Graphene aerogels with three-dimensional network structure exhibit excellent electromagnetic (EM) wave attenuation capacity and are often designed as EM-absorbing materials. However, the fabrication processes of these materials are generally sophisticated and time-consuming. Herein, a series of graphene aerogels are synthesized successfully through a simple modified hydrothermal method using ethanol and water as the solvent. The effects of the volume ratio of ethanol-to-water (EtOH/H2O) on the chemical compositions, microstructures, and EM absorption properties of the aerogels are investigated.

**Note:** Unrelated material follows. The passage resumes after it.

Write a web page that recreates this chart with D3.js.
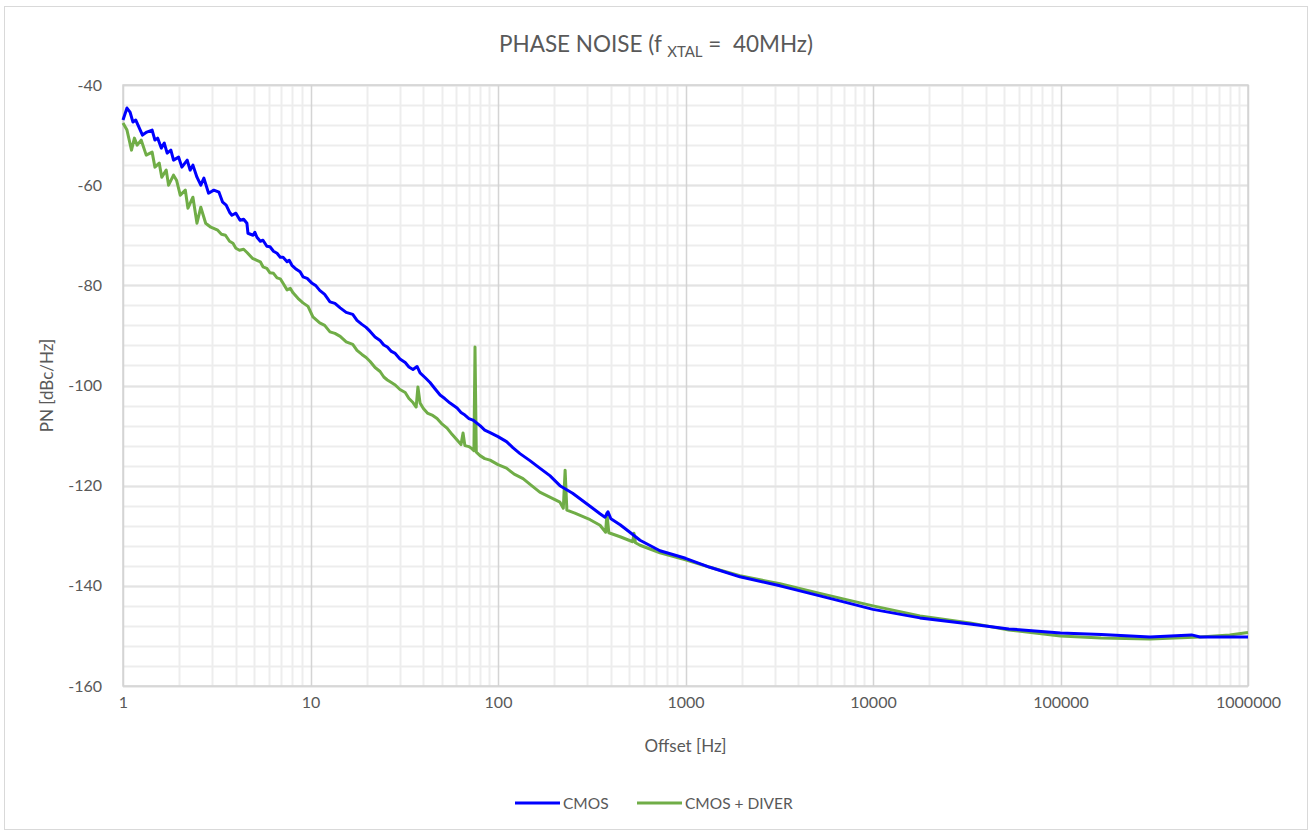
<!DOCTYPE html>
<html>
<head>
<meta charset="utf-8">
<script src="https://cdn.jsdelivr.net/npm/d3@7"></script>
<style>
  body { margin: 0; background: #fff; }
  svg text { font-family: Lato, "Open Sans", sans-serif; fill: #595959; }
</style>
</head>
<body>
<div id="chart"></div>
<script>
// offset [Hz], phase noise [dBc/Hz]
var cmos = [
  [1, -47.0], [1.05, -44.6], [1.09, -45.4], [1.13, -47.4], [1.17, -47.0], [1.27, -50.0],
  [1.34, -49.4], [1.43, -49.0], [1.48, -51.0], [1.53, -50.6], [1.6, -52.6], [1.66, -51.6],
  [1.72, -53.6], [1.8, -53.0], [1.86, -55.0], [1.98, -54.4], [2.06, -56.4], [2.2, -55.0],
  [2.28, -57.0], [2.36, -56.0], [2.48, -58.4], [2.6, -60.0], [2.7, -58.6], [2.86, -61.6],
  [3.05, -61.0], [3.25, -61.4], [3.4, -63.4], [3.55, -64.0], [3.7, -65.4], [3.81, -66.0],
  [4.0, -65.6], [4.21, -67.0], [4.4, -66.8], [4.58, -67.6], [4.64, -69.6], [4.94, -70.0],
  [5.05, -69.4], [5.18, -70.4], [5.4, -71.2], [5.58, -71.0], [5.85, -72.2], [6.08, -72.3],
  [6.35, -73.2], [6.63, -73.6], [6.9, -74.4], [7.14, -74.4], [7.5, -75.3], [7.7, -75.0],
  [7.96, -76.0], [8.4, -76.8], [8.8, -77.3], [9.12, -78.3], [9.6, -78.6], [10.2, -79.6],
  [10.7, -80.1], [11.2, -81.0], [11.9, -81.8], [12.7, -83.3], [13.5, -83.6], [14.4, -84.5],
  [15.5, -85.4], [16.8, -85.8], [17.7, -87.0], [18.8, -87.8], [19.8, -88.4], [20.8, -89.2],
  [22.1, -90.3], [23.5, -91.0], [24.6, -91.9], [25.7, -92.3], [27, -93.2], [28.3, -93.6],
  [30, -94.7], [32, -95.4], [33.5, -96.3], [35.2, -96.8], [37, -96.2], [38.4, -97.5],
  [40.8, -98.4], [43.4, -99.4], [46, -100.6], [49.1, -101.9], [52, -102.6], [55.5, -103.5],
  [60.5, -104.5], [63.5, -105.4], [66.6, -105.9], [70, -106.6], [73.5, -106.9], [80.2, -108.0],
  [85, -108.9], [90.7, -109.4], [100, -110.2], [111, -111.2], [120, -112.4], [131, -113.6],
  [148, -115.0], [167, -116.5], [189, -118.0], [214, -120.0], [250, -121.5], [290, -123.3],
  [320, -124.5], [350, -125.6], [372, -126.3], [386, -125.2], [400, -126.6], [448, -127.8],
  [505, -129.3], [572, -130.9], [731, -133.0], [1000, -134.5], [1350, -136.3], [1950, -138.2],
  [3190, -140.0], [5210, -142.0], [7500, -143.5], [10000, -144.7], [17800, -146.4],
  [32900, -147.6], [53000, -148.6], [100000, -149.4], [165000, -149.7], [300000, -150.2],
  [500000, -149.8], [555000, -150.2], [1000000, -150.2]
];

var cmosDiver = [
  [1, -47.6], [1.05, -49.0], [1.11, -53.0], [1.15, -50.6], [1.19, -52.0], [1.25, -51.0],
  [1.33, -54.0], [1.43, -53.4], [1.48, -56.4], [1.56, -55.6], [1.61, -58.4], [1.7, -57.0],
  [1.75, -60.0], [1.86, -58.0], [1.93, -59.0], [2.02, -62.0], [2.15, -61.0], [2.22, -64.6],
  [2.36, -62.4], [2.48, -67.6], [2.6, -64.4], [2.76, -67.6], [2.94, -68.4], [3.2, -69.0],
  [3.35, -69.8], [3.52, -70.0], [3.7, -71.2], [3.86, -71.6], [4.0, -72.6], [4.18, -73.0],
  [4.4, -72.8], [4.6, -73.5], [4.9, -74.6], [5.18, -75.0], [5.4, -75.3], [5.58, -76.3],
  [5.85, -76.6], [6.08, -77.5], [6.35, -77.6], [6.63, -78.5], [6.9, -78.7], [7.14, -79.6],
  [7.5, -80.9], [7.8, -80.6], [8.07, -81.5], [8.57, -82.6], [9.12, -83.5], [9.7, -84.2],
  [10.3, -86.3], [11.2, -87.5], [11.9, -88.0], [12.7, -89.3], [13.5, -89.6], [14.4, -90.2],
  [15.5, -91.3], [16.8, -91.8], [17.7, -93.0], [18.8, -93.8], [19.8, -94.4], [20.8, -95.2],
  [22.1, -96.4], [23.5, -97.2], [24.6, -98.3], [25.7, -98.9], [27, -99.4], [28.3, -99.9],
  [30, -100.8], [32, -101.4], [33.5, -102.6], [35.2, -103.4], [36.6, -104.3], [37.4, -100.3],
  [38.4, -103.5], [40, -104.6], [42, -105.5], [44.5, -105.9], [47.3, -106.6], [50, -107.6],
  [53.5, -108.5], [57, -109.8], [60.5, -110.9], [63.5, -111.8], [65.1, -109.5], [66.6, -112.0],
  [70, -112.2], [72.5, -112.6], [74.4, -113.0], [75.4, -92.3], [76.6, -113.3], [80.2, -114.0],
  [85, -114.6], [90.7, -114.9], [100, -115.8], [111, -116.5], [122, -117.7], [136, -118.6],
  [150, -119.9], [167, -121.3], [189, -122.3], [214, -123.3], [223, -124.5], [228, -116.9],
  [233, -124.9], [257, -125.5], [310, -126.8], [350, -127.9], [375, -129.3], [381, -125.5],
  [390, -129.4], [448, -130.2], [523, -131.2], [531, -129.5], [541, -131.4], [572, -131.9],
  [731, -133.4], [1000, -134.8], [1350, -136.3], [1950, -138.0], [3190, -139.6], [5210, -141.5],
  [7500, -142.9], [10000, -144.0], [17800, -146.0], [32900, -147.4], [53000, -148.8],
  [100000, -150.0], [165000, -150.4], [300000, -150.6], [555000, -150.2], [800000, -149.8],
  [1000000, -149.3]
];

var xTicks = [1, 10, 100, 1000, 10000, 100000, 1000000];
var yTicks = [-40, -60, -80, -100, -120, -140, -160];

var WIDTH = 1311, HEIGHT = 834;
var PLOT_L = 123, PLOT_R = 1248, PLOT_T = 85, PLOT_B = 686;

var svg = d3.select('#chart').append('svg')
  .attr('width', WIDTH)
  .attr('height', HEIGHT);

// outer chart border
svg.append('rect')
  .attr('x', 4.5).attr('y', 6.5)
  .attr('width', 1303).attr('height', 823)
  .attr('fill', '#fff')
  .attr('stroke', '#d9d9d9');

var x = d3.scaleLog().domain([1, 1000000]).range([PLOT_L, PLOT_R]);
var y = d3.scaleLinear().domain([-160, -40]).range([PLOT_B, PLOT_T]);

// minor grid lines
var minorX = [];
for (var d = 1; d < 1000000; d *= 10) {
  for (var k = 2; k < 10; k++) minorX.push(d * k);
}
var minorY = d3.range(-160, -39, 4);

var grid = svg.append('g').attr('class', 'grid');
grid.selectAll('line.minx').data(minorX).enter().append('line')
  .attr('x1', function(d){ return Math.round(x(d)) + 0.5; })
  .attr('x2', function(d){ return Math.round(x(d)) + 0.5; })
  .attr('y1', PLOT_T).attr('y2', PLOT_B)
  .attr('stroke', '#ededed').attr('stroke-width', 2);
grid.selectAll('line.miny').data(minorY).enter().append('line')
  .attr('y1', function(d){ return Math.round(y(d)) + 0.5; })
  .attr('y2', function(d){ return Math.round(y(d)) + 0.5; })
  .attr('x1', PLOT_L).attr('x2', PLOT_R)
  .attr('stroke', '#ededed').attr('stroke-width', 2);
grid.selectAll('line.majy').data(yTicks).enter().append('line')
  .attr('y1', function(d){ return Math.round(y(d)) + 0.5; })
  .attr('y2', function(d){ return Math.round(y(d)) + 0.5; })
  .attr('x1', PLOT_L).attr('x2', PLOT_R)
  .attr('stroke', '#e3e3e3').attr('stroke-width', 2);
grid.selectAll('line.majx').data(xTicks).enter().append('line')
  .attr('x1', function(d){ return Math.round(x(d)) + 0.5; })
  .attr('x2', function(d){ return Math.round(x(d)) + 0.5; })
  .attr('y1', PLOT_T).attr('y2', PLOT_B)
  .attr('stroke', '#d4d4d4').attr('stroke-width', 1.5);

svg.append('rect')
  .attr('x', PLOT_L).attr('y', PLOT_T)
  .attr('width', PLOT_R - PLOT_L).attr('height', PLOT_B - PLOT_T)
  .attr('fill', 'none').attr('stroke', '#d4d4d4').attr('stroke-width', 1.5);

// axes (labels only)
var xAxis = svg.append('g')
  .attr('transform', 'translate(0,' + (PLOT_B + 8) + ')')
  .call(d3.axisBottom(x).tickValues(xTicks).tickFormat(function(d){ return String(d); }).tickSize(0));
var yAxis = svg.append('g')
  .attr('transform', 'translate(' + (PLOT_L - 18) + ',0)')
  .call(d3.axisLeft(y).tickValues(yTicks).tickFormat(function(d){ return String(d); }).tickSize(0));
[xAxis, yAxis].forEach(function(a){
  a.select('.domain').remove();
  a.selectAll('text')
    .style('font-family', 'Lato, "Open Sans", sans-serif')
    .style('font-size', '16px')
    .attr('fill', '#595959');
});

// series
var line = d3.line()
  .x(function(d){ return x(d[0]); })
  .y(function(d){ return y(d[1]); });

svg.append('path').datum(cmosDiver)
  .attr('d', line)
  .attr('fill', 'none').attr('stroke', '#70ad47')
  .attr('stroke-width', 3).attr('stroke-linejoin', 'round');
svg.append('path').datum(cmos)
  .attr('d', line)
  .attr('fill', 'none').attr('stroke', '#0000ff')
  .attr('stroke-width', 3).attr('stroke-linejoin', 'round');

// title
var title = svg.append('text')
  .attr('x', 656).attr('y', 52)
  .attr('text-anchor', 'middle')
  .attr('xml:space', 'preserve')
  .style('font-size', '22.5px');
title.append('tspan').text('PHASE NOISE (f ');
title.append('tspan').text('XTAL').style('font-size', '15px').attr('dy', 5);
title.append('tspan').text(' =  40MHz)').attr('dy', -5);

// axis titles
svg.append('text')
  .attr('x', (PLOT_L + PLOT_R) / 2).attr('y', 752)
  .attr('text-anchor', 'middle')
  .style('font-size', '17px')
  .text('Offset [Hz]');
svg.append('text')
  .attr('transform', 'translate(53,' + ((PLOT_T + PLOT_B) / 2) + ') rotate(-90)')
  .attr('text-anchor', 'middle')
  .style('font-size', '17px')
  .text('PN [dBc/Hz]');

// legend
var legendItems = [
  { name: 'CMOS', color: '#0000ff', x: 515 },
  { name: 'CMOS + DIVER', color: '#70ad47', x: 637 }
];
var lg = svg.append('g').selectAll('g').data(legendItems).enter().append('g')
  .attr('transform', function(d){ return 'translate(' + d.x + ',803)'; });
lg.append('line')
  .attr('x1', 0).attr('x2', 45)
  .attr('stroke', function(d){ return d.color; })
  .attr('stroke-width', 3);
lg.append('text')
  .attr('x', 48).attr('y', 5.5)
  .style('font-size', '15.5px')
  .text(function(d){ return d.name; });
</script>
</body>
</html>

Results demonstrate that the microstructure and EM-absorbing ability are strongly dependent on the volume ratio of EtOH/H2O, and the best performance is obtained with EtOH/H2O of 1:1. Owing to the optimized ratio, the aerogel with 4.1 mg/ml exhibits a remarkable minimum reflection loss of − 52.6 dB and a broad efficient absorption bandwidth of 7.65 GHz under an ultralow filler content (3 wt%), showing obvious advantages compared with most graphene-based absorbers. This work reveals that the graphene aerogel prepared through this ethanol-assisted hydrothermal protocol is a promising candidate for lightweight and economical EM absorption material.